# RAW DATA
(begin)
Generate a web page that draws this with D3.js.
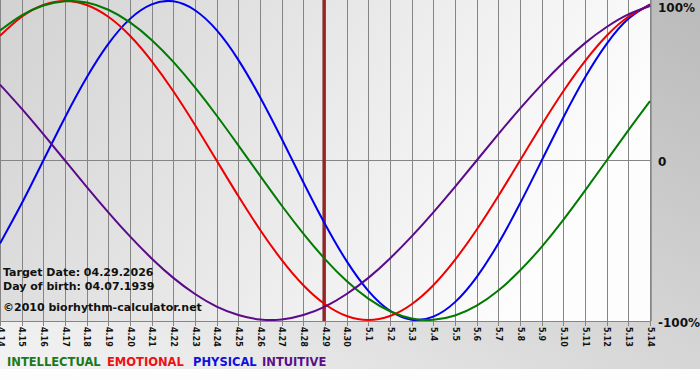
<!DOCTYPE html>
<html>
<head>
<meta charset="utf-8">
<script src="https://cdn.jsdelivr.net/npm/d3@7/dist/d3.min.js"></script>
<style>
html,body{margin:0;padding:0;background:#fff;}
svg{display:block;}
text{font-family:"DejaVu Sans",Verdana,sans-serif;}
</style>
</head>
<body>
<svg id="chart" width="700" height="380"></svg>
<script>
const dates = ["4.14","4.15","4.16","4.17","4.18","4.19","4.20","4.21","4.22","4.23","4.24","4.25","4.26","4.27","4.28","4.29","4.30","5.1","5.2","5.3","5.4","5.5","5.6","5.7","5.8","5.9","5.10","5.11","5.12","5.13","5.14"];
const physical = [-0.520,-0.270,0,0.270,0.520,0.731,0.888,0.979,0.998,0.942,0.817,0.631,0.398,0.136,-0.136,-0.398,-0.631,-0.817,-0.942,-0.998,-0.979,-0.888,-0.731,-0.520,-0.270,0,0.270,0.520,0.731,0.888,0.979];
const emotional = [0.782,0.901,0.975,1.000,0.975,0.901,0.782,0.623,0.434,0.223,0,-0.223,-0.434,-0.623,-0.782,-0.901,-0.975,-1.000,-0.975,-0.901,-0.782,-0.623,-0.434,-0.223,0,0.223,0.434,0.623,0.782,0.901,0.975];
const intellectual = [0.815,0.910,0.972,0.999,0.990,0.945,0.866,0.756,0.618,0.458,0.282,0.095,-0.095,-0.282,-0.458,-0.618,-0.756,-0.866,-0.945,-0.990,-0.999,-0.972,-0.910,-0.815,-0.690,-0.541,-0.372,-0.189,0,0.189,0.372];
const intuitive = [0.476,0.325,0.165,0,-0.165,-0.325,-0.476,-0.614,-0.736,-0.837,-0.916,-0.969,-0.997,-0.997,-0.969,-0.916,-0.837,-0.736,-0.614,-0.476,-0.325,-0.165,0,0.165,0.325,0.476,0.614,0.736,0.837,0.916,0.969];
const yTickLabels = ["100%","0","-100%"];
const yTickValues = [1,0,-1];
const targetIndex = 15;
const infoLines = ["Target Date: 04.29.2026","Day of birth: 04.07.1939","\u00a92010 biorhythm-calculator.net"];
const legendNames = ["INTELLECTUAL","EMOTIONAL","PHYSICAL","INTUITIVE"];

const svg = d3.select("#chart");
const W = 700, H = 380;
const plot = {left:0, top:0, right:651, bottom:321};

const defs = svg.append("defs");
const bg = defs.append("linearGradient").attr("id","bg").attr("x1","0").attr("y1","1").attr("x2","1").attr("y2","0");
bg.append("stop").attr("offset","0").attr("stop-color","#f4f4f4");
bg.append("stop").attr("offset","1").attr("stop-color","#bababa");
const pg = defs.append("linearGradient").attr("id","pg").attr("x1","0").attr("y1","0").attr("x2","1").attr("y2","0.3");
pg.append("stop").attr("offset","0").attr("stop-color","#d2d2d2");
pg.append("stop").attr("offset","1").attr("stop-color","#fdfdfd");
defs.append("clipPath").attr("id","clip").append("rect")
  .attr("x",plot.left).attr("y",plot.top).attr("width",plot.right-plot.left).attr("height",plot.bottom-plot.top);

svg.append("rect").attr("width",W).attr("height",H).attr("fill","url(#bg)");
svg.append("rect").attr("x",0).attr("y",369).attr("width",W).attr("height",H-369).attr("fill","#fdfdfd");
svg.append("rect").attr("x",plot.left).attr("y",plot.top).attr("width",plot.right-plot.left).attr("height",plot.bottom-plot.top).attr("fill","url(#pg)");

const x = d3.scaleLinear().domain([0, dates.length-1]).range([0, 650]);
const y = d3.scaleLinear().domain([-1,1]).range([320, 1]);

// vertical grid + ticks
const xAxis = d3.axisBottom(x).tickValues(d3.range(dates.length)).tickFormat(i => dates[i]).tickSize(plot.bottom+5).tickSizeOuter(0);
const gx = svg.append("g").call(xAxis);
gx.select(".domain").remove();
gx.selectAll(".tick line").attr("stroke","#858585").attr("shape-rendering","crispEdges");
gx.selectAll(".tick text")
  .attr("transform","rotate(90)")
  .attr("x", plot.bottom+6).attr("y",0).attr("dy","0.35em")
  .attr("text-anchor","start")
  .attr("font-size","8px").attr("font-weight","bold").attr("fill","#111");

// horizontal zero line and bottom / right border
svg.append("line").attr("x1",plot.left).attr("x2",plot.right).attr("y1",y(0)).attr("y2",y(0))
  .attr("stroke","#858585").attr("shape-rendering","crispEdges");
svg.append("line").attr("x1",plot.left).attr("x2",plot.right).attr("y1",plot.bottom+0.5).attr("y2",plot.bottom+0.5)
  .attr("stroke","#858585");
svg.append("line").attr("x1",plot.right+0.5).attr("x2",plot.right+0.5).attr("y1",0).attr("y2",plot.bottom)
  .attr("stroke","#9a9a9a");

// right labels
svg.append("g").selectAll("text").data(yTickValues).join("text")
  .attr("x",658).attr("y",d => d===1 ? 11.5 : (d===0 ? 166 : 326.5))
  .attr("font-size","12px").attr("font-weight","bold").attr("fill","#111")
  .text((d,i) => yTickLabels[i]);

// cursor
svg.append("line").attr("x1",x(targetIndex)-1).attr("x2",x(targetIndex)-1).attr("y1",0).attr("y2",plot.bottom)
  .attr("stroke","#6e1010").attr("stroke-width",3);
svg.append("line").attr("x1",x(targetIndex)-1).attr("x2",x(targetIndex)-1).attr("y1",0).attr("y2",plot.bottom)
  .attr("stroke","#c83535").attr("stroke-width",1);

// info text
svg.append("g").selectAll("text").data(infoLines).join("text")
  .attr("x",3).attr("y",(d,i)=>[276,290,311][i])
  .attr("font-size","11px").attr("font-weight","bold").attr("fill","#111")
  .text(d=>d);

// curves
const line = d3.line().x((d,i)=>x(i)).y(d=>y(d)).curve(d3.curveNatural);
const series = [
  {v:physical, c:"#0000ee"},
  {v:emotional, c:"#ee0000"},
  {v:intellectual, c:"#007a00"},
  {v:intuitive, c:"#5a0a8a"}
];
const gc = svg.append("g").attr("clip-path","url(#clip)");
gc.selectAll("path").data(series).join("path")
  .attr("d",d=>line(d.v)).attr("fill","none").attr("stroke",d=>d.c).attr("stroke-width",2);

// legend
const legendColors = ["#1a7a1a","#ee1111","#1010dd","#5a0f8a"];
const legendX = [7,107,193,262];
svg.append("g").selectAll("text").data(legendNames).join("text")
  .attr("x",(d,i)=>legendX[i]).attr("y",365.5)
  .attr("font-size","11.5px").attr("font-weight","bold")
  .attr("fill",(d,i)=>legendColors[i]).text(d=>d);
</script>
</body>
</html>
(end)
# INSTRUCTIONS FOR THE TASK
From start to finish, output the listing exactly, but omit its pictures.

# ANSWER TO THE TASK
Generate a web page that draws this with D3.js.
<!DOCTYPE html>
<html>
<head>
<meta charset="utf-8">
<script src="https://cdn.jsdelivr.net/npm/d3@7/dist/d3.min.js"></script>
<style>
html,body{margin:0;padding:0;background:#fff;}
svg{display:block;}
text{font-family:"DejaVu Sans",Verdana,sans-serif;}
</style>
</head>
<body>
<svg id="chart" width="700" height="380"></svg>
<script>
const dates = ["4.14","4.15","4.16","4.17","4.18","4.19","4.20","4.21","4.22","4.23","4.24","4.25","4.26","4.27","4.28","4.29","4.30","5.1","5.2","5.3","5.4","5.5","5.6","5.7","5.8","5.9","5.10","5.11","5.12","5.13","5.14"];
const physical = [-0.520,-0.270,0,0.270,0.520,0.731,0.888,0.979,0.998,0.942,0.817,0.631,0.398,0.136,-0.136,-0.398,-0.631,-0.817,-0.942,-0.998,-0.979,-0.888,-0.731,-0.520,-0.270,0,0.270,0.520,0.731,0.888,0.979];
const emotional = [0.782,0.901,0.975,1.000,0.975,0.901,0.782,0.623,0.434,0.223,0,-0.223,-0.434,-0.623,-0.782,-0.901,-0.975,-1.000,-0.975,-0.901,-0.782,-0.623,-0.434,-0.223,0,0.223,0.434,0.623,0.782,0.901,0.975];
const intellectual = [0.815,0.910,0.972,0.999,0.990,0.945,0.866,0.756,0.618,0.458,0.282,0.095,-0.095,-0.282,-0.458,-0.618,-0.756,-0.866,-0.945,-0.990,-0.999,-0.972,-0.910,-0.815,-0.690,-0.541,-0.372,-0.189,0,0.189,0.372];
const intuitive = [0.476,0.325,0.165,0,-0.165,-0.325,-0.476,-0.614,-0.736,-0.837,-0.916,-0.969,-0.997,-0.997,-0.969,-0.916,-0.837,-0.736,-0.614,-0.476,-0.325,-0.165,0,0.165,0.325,0.476,0.614,0.736,0.837,0.916,0.969];
const yTickLabels = ["100%","0","-100%"];
const yTickValues = [1,0,-1];
const targetIndex = 15;
const infoLines = ["Target Date: 04.29.2026","Day of birth: 04.07.1939","\u00a92010 biorhythm-calculator.net"];
const legendNames = ["INTELLECTUAL","EMOTIONAL","PHYSICAL","INTUITIVE"];

const svg = d3.select("#chart");
const W = 700, H = 380;
const plot = {left:0, top:0, right:651, bottom:321};

const defs = svg.append("defs");
const bg = defs.append("linearGradient").attr("id","bg").attr("x1","0").attr("y1","1").attr("x2","1").attr("y2","0");
bg.append("stop").attr("offset","0").attr("stop-color","#f4f4f4");
bg.append("stop").attr("offset","1").attr("stop-color","#bababa");
const pg = defs.append("linearGradient").attr("id","pg").attr("x1","0").attr("y1","0").attr("x2","1").attr("y2","0.3");
pg.append("stop").attr("offset","0").attr("stop-color","#d2d2d2");
pg.append("stop").attr("offset","1").attr("stop-color","#fdfdfd");
defs.append("clipPath").attr("id","clip").append("rect")
  .attr("x",plot.left).attr("y",plot.top).attr("width",plot.right-plot.left).attr("height",plot.bottom-plot.top);

svg.append("rect").attr("width",W).attr("height",H).attr("fill","url(#bg)");
svg.append("rect").attr("x",0).attr("y",369).attr("width",W).attr("height",H-369).attr("fill","#fdfdfd");
svg.append("rect").attr("x",plot.left).attr("y",plot.top).attr("width",plot.right-plot.left).attr("height",plot.bottom-plot.top).attr("fill","url(#pg)");

const x = d3.scaleLinear().domain([0, dates.length-1]).range([0, 650]);
const y = d3.scaleLinear().domain([-1,1]).range([320, 1]);

// vertical grid + ticks
const xAxis = d3.axisBottom(x).tickValues(d3.range(dates.length)).tickFormat(i => dates[i]).tickSize(plot.bottom+5).tickSizeOuter(0);
const gx = svg.append("g").call(xAxis);
gx.select(".domain").remove();
gx.selectAll(".tick line").attr("stroke","#858585").attr("shape-rendering","crispEdges");
gx.selectAll(".tick text")
  .attr("transform","rotate(90)")
  .attr("x", plot.bottom+6).attr("y",0).attr("dy","0.35em")
  .attr("text-anchor","start")
  .attr("font-size","8px").attr("font-weight","bold").attr("fill","#111");

// horizontal zero line and bottom / right border
svg.append("line").attr("x1",plot.left).attr("x2",plot.right).attr("y1",y(0)).attr("y2",y(0))
  .attr("stroke","#858585").attr("shape-rendering","crispEdges");
svg.append("line").attr("x1",plot.left).attr("x2",plot.right).attr("y1",plot.bottom+0.5).attr("y2",plot.bottom+0.5)
  .attr("stroke","#858585");
svg.append("line").attr("x1",plot.right+0.5).attr("x2",plot.right+0.5).attr("y1",0).attr("y2",plot.bottom)
  .attr("stroke","#9a9a9a");

// right labels
svg.append("g").selectAll("text").data(yTickValues).join("text")
  .attr("x",658).attr("y",d => d===1 ? 11.5 : (d===0 ? 166 : 326.5))
  .attr("font-size","12px").attr("font-weight","bold").attr("fill","#111")
  .text((d,i) => yTickLabels[i]);

// cursor
svg.append("line").attr("x1",x(targetIndex)-1).attr("x2",x(targetIndex)-1).attr("y1",0).attr("y2",plot.bottom)
  .attr("stroke","#6e1010").attr("stroke-width",3);
svg.append("line").attr("x1",x(targetIndex)-1).attr("x2",x(targetIndex)-1).attr("y1",0).attr("y2",plot.bottom)
  .attr("stroke","#c83535").attr("stroke-width",1);

// info text
svg.append("g").selectAll("text").data(infoLines).join("text")
  .attr("x",3).attr("y",(d,i)=>[276,290,311][i])
  .attr("font-size","11px").attr("font-weight","bold").attr("fill","#111")
  .text(d=>d);

// curves
const line = d3.line().x((d,i)=>x(i)).y(d=>y(d)).curve(d3.curveNatural);
const series = [
  {v:physical, c:"#0000ee"},
  {v:emotional, c:"#ee0000"},
  {v:intellectual, c:"#007a00"},
  {v:intuitive, c:"#5a0a8a"}
];
const gc = svg.append("g").attr("clip-path","url(#clip)");
gc.selectAll("path").data(series).join("path")
  .attr("d",d=>line(d.v)).attr("fill","none").attr("stroke",d=>d.c).attr("stroke-width",2);

// legend
const legendColors = ["#1a7a1a","#ee1111","#1010dd","#5a0f8a"];
const legendX = [7,107,193,262];
svg.append("g").selectAll("text").data(legendNames).join("text")
  .attr("x",(d,i)=>legendX[i]).attr("y",365.5)
  .attr("font-size","11.5px").attr("font-weight","bold")
  .attr("fill",(d,i)=>legendColors[i]).text(d=>d);
</script>
</body>
</html>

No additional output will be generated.